Wir bringen Vorurteile vor allem mit unserem Kopf in Verbindung. Neuropsychologische Studien zeigen aber, dass sie auch in den physiologischen Prozessen unseres Körpers verankert sind. Das sollten wir berücksichtigen, wenn wir darüber reden, wie es zu rassistischen Verhaltensweisen kommt. Eine Studie der Neurowissenschaftlerin Sarah Garfinkel belegt, dass Menschen, die ein gutes Gespür für ihren Körper haben, den angsteinflößenden Effekt physiologischer Erregung abschwächen können. Achtsamkeit für unseren Körper und unsere Gefühle kann gelernt werden und helfen, aggressives Verhalten zu verhindern.

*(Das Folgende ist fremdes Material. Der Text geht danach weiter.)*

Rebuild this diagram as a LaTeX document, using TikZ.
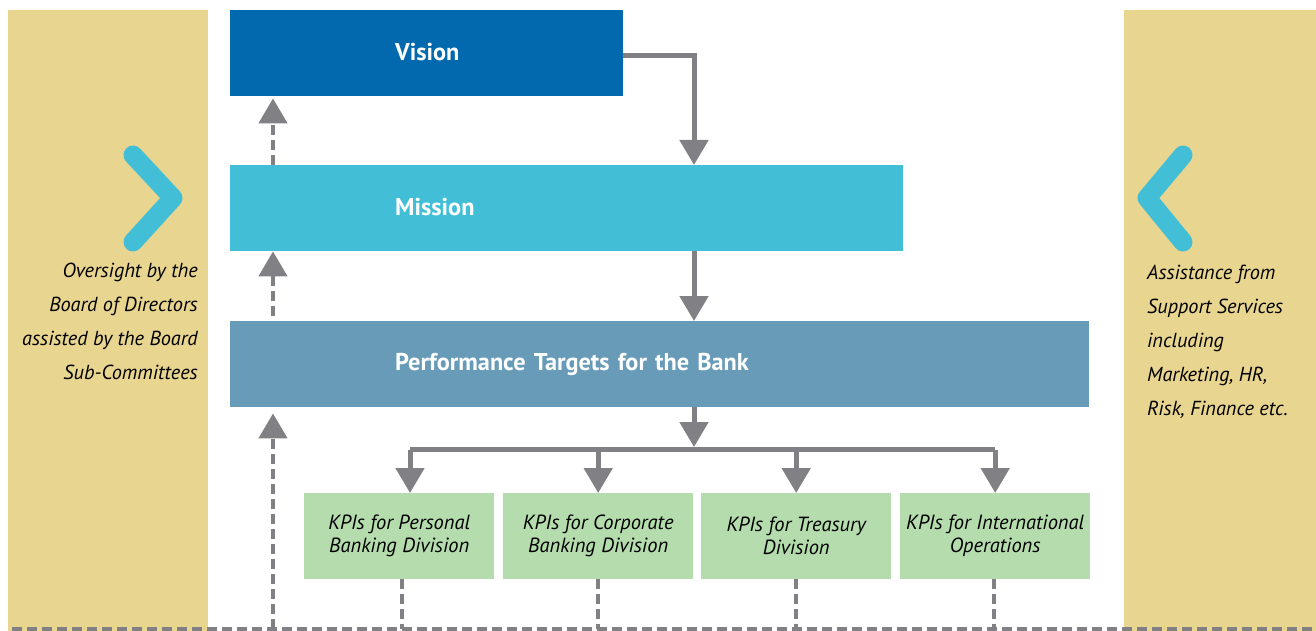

Das klingt optimistisch, zumindest was veränderungsbereite Einzelne angeht. Aber Rassismus ist ja nicht nur ein individuelles, sondern ein gesellschaftliches Problem!
Dr. Elmer: Und aus diesem Grund ist es Aufgabe der Politik, seine strukturellen Bedingungen zu analysieren und diese zu verändern. Menschen werden ja nicht nur psychologisch ausgegrenzt, sondern auch ökonomisch und institutionell deklassiert, nicht nur in den USA.
Und umgekehrt gilt auch: soziale Ungleichheit, verbunden mit ungleich verteilten Bildungschancen, kann ebenfalls rassistische Stereotype fördern. Der Wiener Abgeordnete Ferdinand Kronawitter bezeichnete bereits Ende des 19. Jahrhunderts Antisemitismus als „Sozialismus des dummen Kerls“. Bildung ist in Deutschland zu sehr von der sozialen Herkunft abhängig – das muss sich ändern!
Doch die Zivilgesellschaft und die Kirchen sollten nicht auf die Politik warten. Es gibt viele künstlerische und kulturpädagogische Initiativen, die Mut machen. Eine vielfältige Kultur fördert eine Kultur der Vielfalt! Und da mich ja die Studienleiterin einer evangelischen Akademie interviewt: Es mag sein, dass Kirche in säkularen Zeiten nicht mehr unsere Gesellschaft prägt. Das hat sie in ihren Anfängen ja auch nicht. Aber Salz der Erde möchten Christinnen und Christen wahrscheinlich dennoch sein. – Also, Kirche, verschlaf es nicht!